Nammah's Garden herself had a mixed year. The plan that her year off would lead to richer soils and fewer weeds/bugs (due to chicken activity and permaculture (ish) tactics) again went more according to the life that happened. It was a difficult year for many gardeners I know. Colder spring - wetter summer - though a longer fall. Still, the tomatoes were few and far between and mealy rather than garden fresh tasting.
The abundance of berries was a particular challenge as my lead berry picker AND weeder was gone for 2 months out of the summer. Sara was part of the Missouri River NibiWalk. This 54 day (it turned out to be) "extended prayer for the water" was a great opportunity for her to further live her values. It was a challenge for both of us AND provided some important gifts ad lessons for us as well.

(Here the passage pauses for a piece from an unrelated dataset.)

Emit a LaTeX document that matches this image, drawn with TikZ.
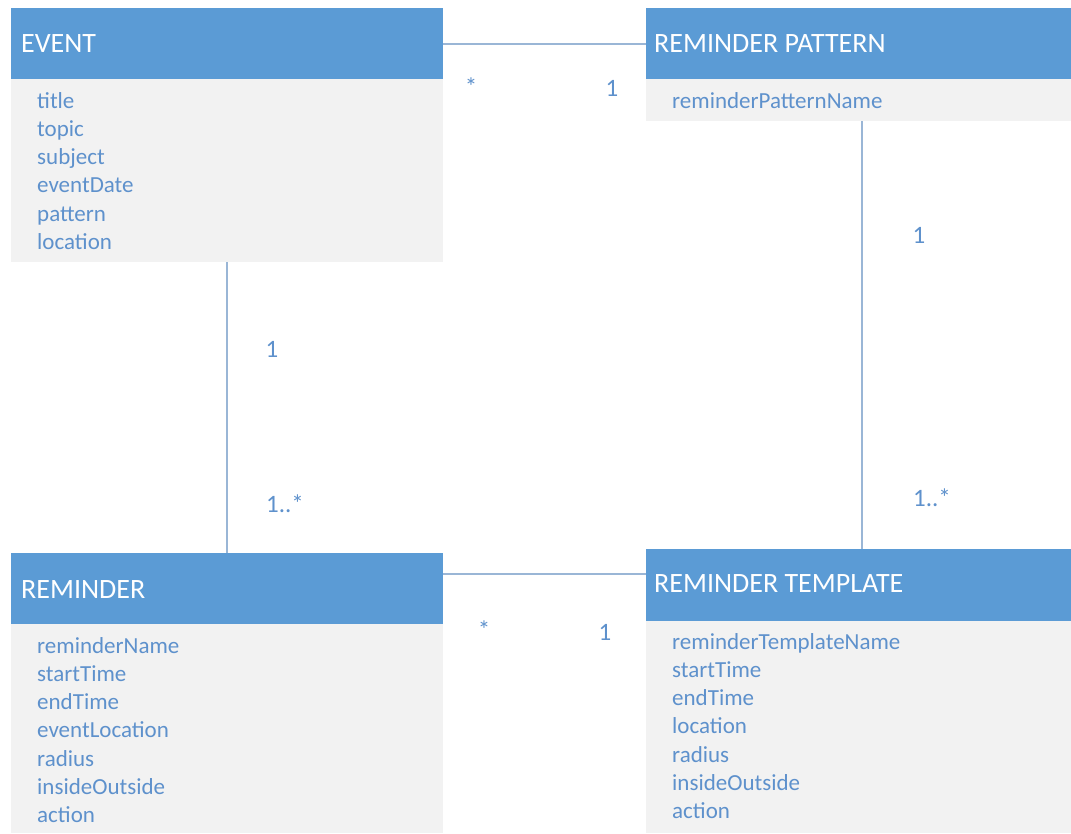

I had the opportunity to practice what I called my own personal Dayenu (Hebrew:דַּיֵּנוּ). We have sung this song with Rabbi Amy and our Three Altos group as part of the Jewish holiday of Passover. The word "Dayenu" means approximately "it would have been enough", "it would have been sufficient", or "it would have sufficed". I have been struck by this notion and tried to incorporate it into my summer mantra. I can tend to focus on how many of my plans did NOT happen instead of what was. Each day I would ask myself what one thing would be enough for the day - if it could only be one thing - and that one that would be enough. Especially with Sara gone, it was a great spiritual practice for me as there was so much I could NOT do. And I SO wanted the summer to feel spacious and re-juvinating. I'm not sure that it was ALL of that. But it was enough! :)
The weeds on the paths grew out of control. But Sara came home! Life continues and I continue to make other plans.